§ Material:
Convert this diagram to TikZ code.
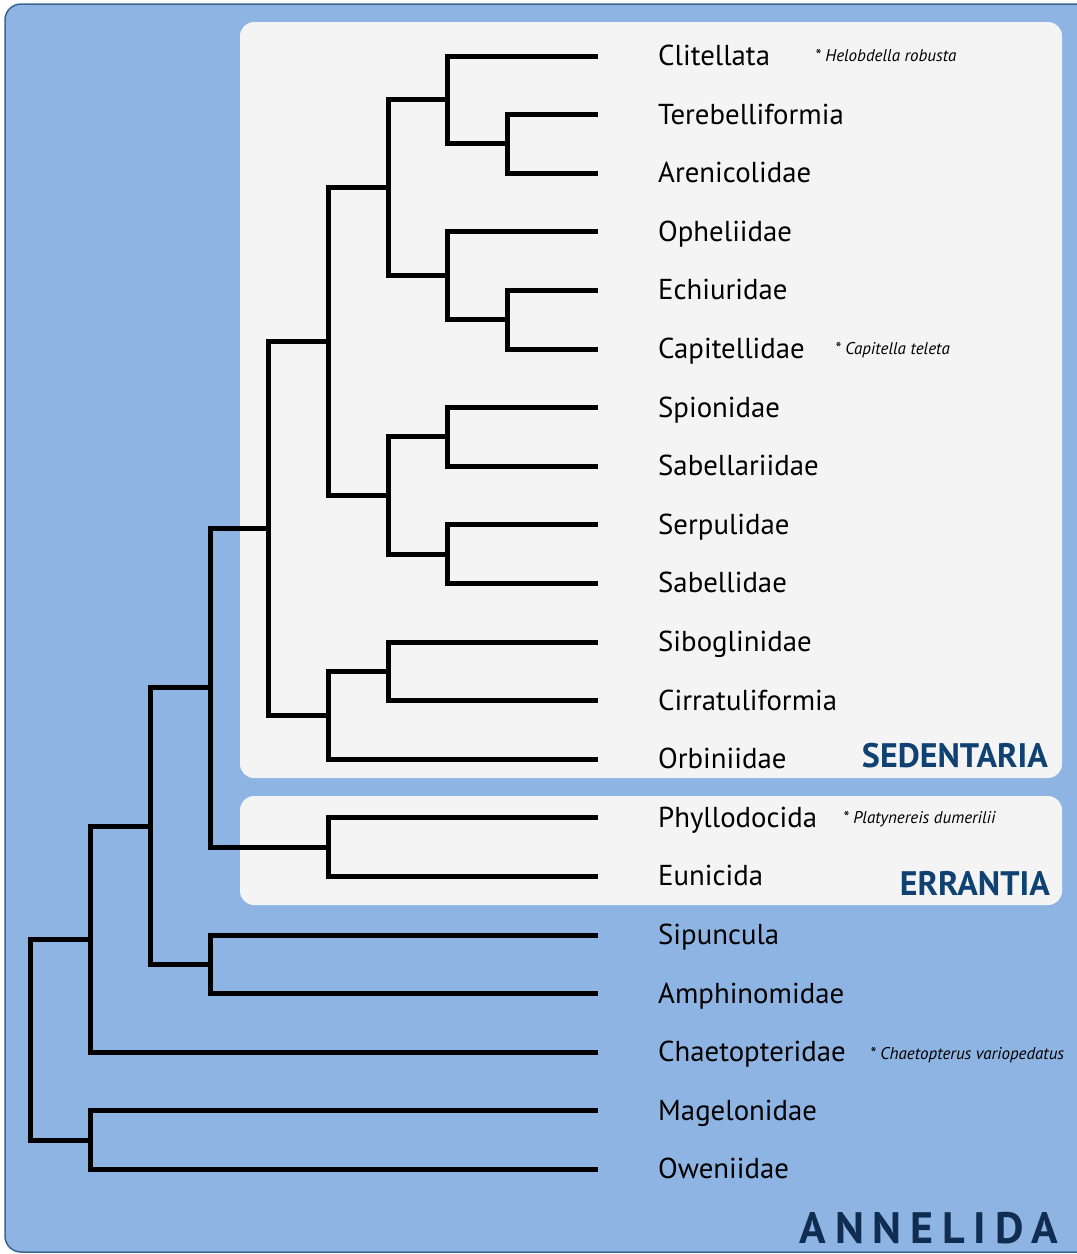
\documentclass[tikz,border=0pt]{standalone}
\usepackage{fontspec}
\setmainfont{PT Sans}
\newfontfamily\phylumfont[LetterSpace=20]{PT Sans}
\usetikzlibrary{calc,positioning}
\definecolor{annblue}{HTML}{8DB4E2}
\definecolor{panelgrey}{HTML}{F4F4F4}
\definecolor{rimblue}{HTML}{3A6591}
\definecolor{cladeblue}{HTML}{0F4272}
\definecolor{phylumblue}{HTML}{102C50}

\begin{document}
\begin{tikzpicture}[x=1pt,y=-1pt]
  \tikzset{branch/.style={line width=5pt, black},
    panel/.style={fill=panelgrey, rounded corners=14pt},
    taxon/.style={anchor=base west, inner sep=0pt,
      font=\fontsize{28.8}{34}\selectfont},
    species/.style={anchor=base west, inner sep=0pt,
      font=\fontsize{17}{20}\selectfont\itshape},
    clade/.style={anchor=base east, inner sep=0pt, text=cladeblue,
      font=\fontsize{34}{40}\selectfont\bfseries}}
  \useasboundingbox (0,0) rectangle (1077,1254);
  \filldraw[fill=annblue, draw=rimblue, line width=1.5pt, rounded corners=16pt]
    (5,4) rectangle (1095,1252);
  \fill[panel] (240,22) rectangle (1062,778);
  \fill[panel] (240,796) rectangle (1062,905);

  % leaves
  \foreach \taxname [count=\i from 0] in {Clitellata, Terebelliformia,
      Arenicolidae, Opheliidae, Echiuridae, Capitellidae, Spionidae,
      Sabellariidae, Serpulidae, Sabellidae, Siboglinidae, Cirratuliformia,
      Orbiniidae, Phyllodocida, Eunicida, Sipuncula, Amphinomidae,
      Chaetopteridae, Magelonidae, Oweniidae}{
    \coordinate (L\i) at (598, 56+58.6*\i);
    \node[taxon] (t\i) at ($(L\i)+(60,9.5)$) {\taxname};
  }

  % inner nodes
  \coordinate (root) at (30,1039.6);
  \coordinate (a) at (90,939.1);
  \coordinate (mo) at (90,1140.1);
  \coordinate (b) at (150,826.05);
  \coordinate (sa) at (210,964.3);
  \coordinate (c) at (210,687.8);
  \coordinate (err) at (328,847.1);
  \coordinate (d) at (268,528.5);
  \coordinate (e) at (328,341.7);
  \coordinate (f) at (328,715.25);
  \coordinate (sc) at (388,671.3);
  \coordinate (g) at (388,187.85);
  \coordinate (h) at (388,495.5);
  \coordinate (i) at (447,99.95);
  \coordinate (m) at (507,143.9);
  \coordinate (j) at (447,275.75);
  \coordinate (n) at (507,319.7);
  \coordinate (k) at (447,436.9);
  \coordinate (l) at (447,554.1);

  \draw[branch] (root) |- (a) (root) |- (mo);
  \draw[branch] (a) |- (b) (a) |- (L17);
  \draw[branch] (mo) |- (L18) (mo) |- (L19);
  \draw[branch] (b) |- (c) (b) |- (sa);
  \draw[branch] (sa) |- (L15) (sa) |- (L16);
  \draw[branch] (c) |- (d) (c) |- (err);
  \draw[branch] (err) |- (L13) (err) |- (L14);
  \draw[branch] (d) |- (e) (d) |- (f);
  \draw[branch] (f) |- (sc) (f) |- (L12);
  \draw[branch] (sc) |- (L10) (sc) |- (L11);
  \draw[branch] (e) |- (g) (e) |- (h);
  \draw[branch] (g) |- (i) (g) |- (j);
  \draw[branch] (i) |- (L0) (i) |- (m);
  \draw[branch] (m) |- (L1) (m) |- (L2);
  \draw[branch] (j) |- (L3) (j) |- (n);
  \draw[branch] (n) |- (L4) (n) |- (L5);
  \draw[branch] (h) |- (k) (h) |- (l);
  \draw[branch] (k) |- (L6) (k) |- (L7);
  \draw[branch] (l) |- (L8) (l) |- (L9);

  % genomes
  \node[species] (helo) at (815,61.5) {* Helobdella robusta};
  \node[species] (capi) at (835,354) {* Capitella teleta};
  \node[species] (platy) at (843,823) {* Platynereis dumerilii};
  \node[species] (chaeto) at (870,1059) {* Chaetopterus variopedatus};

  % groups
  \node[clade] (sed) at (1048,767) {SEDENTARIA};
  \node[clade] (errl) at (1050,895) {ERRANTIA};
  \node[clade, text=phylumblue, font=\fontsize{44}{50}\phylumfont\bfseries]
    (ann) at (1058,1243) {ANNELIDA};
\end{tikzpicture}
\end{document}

§ Direction:
Leave the pictures out, and print every line of the listing exactly as written.

§ Written solution:
Convert this diagram to TikZ code.
\documentclass[tikz,border=0pt]{standalone}
\usepackage{fontspec}
\setmainfont{PT Sans}
\newfontfamily\phylumfont[LetterSpace=20]{PT Sans}
\usetikzlibrary{calc,positioning}
\definecolor{annblue}{HTML}{8DB4E2}
\definecolor{panelgrey}{HTML}{F4F4F4}
\definecolor{rimblue}{HTML}{3A6591}
\definecolor{cladeblue}{HTML}{0F4272}
\definecolor{phylumblue}{HTML}{102C50}

\begin{document}
\begin{tikzpicture}[x=1pt,y=-1pt]
  \tikzset{branch/.style={line width=5pt, black},
    panel/.style={fill=panelgrey, rounded corners=14pt},
    taxon/.style={anchor=base west, inner sep=0pt,
      font=\fontsize{28.8}{34}\selectfont},
    species/.style={anchor=base west, inner sep=0pt,
      font=\fontsize{17}{20}\selectfont\itshape},
    clade/.style={anchor=base east, inner sep=0pt, text=cladeblue,
      font=\fontsize{34}{40}\selectfont\bfseries}}
  \useasboundingbox (0,0) rectangle (1077,1254);
  \filldraw[fill=annblue, draw=rimblue, line width=1.5pt, rounded corners=16pt]
    (5,4) rectangle (1095,1252);
  \fill[panel] (240,22) rectangle (1062,778);
  \fill[panel] (240,796) rectangle (1062,905);

  % leaves
  \foreach \taxname [count=\i from 0] in {Clitellata, Terebelliformia,
      Arenicolidae, Opheliidae, Echiuridae, Capitellidae, Spionidae,
      Sabellariidae, Serpulidae, Sabellidae, Siboglinidae, Cirratuliformia,
      Orbiniidae, Phyllodocida, Eunicida, Sipuncula, Amphinomidae,
      Chaetopteridae, Magelonidae, Oweniidae}{
    \coordinate (L\i) at (598, 56+58.6*\i);
    \node[taxon] (t\i) at ($(L\i)+(60,9.5)$) {\taxname};
  }

  % inner nodes
  \coordinate (root) at (30,1039.6);
  \coordinate (a) at (90,939.1);
  \coordinate (mo) at (90,1140.1);
  \coordinate (b) at (150,826.05);
  \coordinate (sa) at (210,964.3);
  \coordinate (c) at (210,687.8);
  \coordinate (err) at (328,847.1);
  \coordinate (d) at (268,528.5);
  \coordinate (e) at (328,341.7);
  \coordinate (f) at (328,715.25);
  \coordinate (sc) at (388,671.3);
  \coordinate (g) at (388,187.85);
  \coordinate (h) at (388,495.5);
  \coordinate (i) at (447,99.95);
  \coordinate (m) at (507,143.9);
  \coordinate (j) at (447,275.75);
  \coordinate (n) at (507,319.7);
  \coordinate (k) at (447,436.9);
  \coordinate (l) at (447,554.1);

  \draw[branch] (root) |- (a) (root) |- (mo);
  \draw[branch] (a) |- (b) (a) |- (L17);
  \draw[branch] (mo) |- (L18) (mo) |- (L19);
  \draw[branch] (b) |- (c) (b) |- (sa);
  \draw[branch] (sa) |- (L15) (sa) |- (L16);
  \draw[branch] (c) |- (d) (c) |- (err);
  \draw[branch] (err) |- (L13) (err) |- (L14);
  \draw[branch] (d) |- (e) (d) |- (f);
  \draw[branch] (f) |- (sc) (f) |- (L12);
  \draw[branch] (sc) |- (L10) (sc) |- (L11);
  \draw[branch] (e) |- (g) (e) |- (h);
  \draw[branch] (g) |- (i) (g) |- (j);
  \draw[branch] (i) |- (L0) (i) |- (m);
  \draw[branch] (m) |- (L1) (m) |- (L2);
  \draw[branch] (j) |- (L3) (j) |- (n);
  \draw[branch] (n) |- (L4) (n) |- (L5);
  \draw[branch] (h) |- (k) (h) |- (l);
  \draw[branch] (k) |- (L6) (k) |- (L7);
  \draw[branch] (l) |- (L8) (l) |- (L9);

  % genomes
  \node[species] (helo) at (815,61.5) {* Helobdella robusta};
  \node[species] (capi) at (835,354) {* Capitella teleta};
  \node[species] (platy) at (843,823) {* Platynereis dumerilii};
  \node[species] (chaeto) at (870,1059) {* Chaetopterus variopedatus};

  % groups
  \node[clade] (sed) at (1048,767) {SEDENTARIA};
  \node[clade] (errl) at (1050,895) {ERRANTIA};
  \node[clade, text=phylumblue, font=\fontsize{44}{50}\phylumfont\bfseries]
    (ann) at (1058,1243) {ANNELIDA};
\end{tikzpicture}
\end{document}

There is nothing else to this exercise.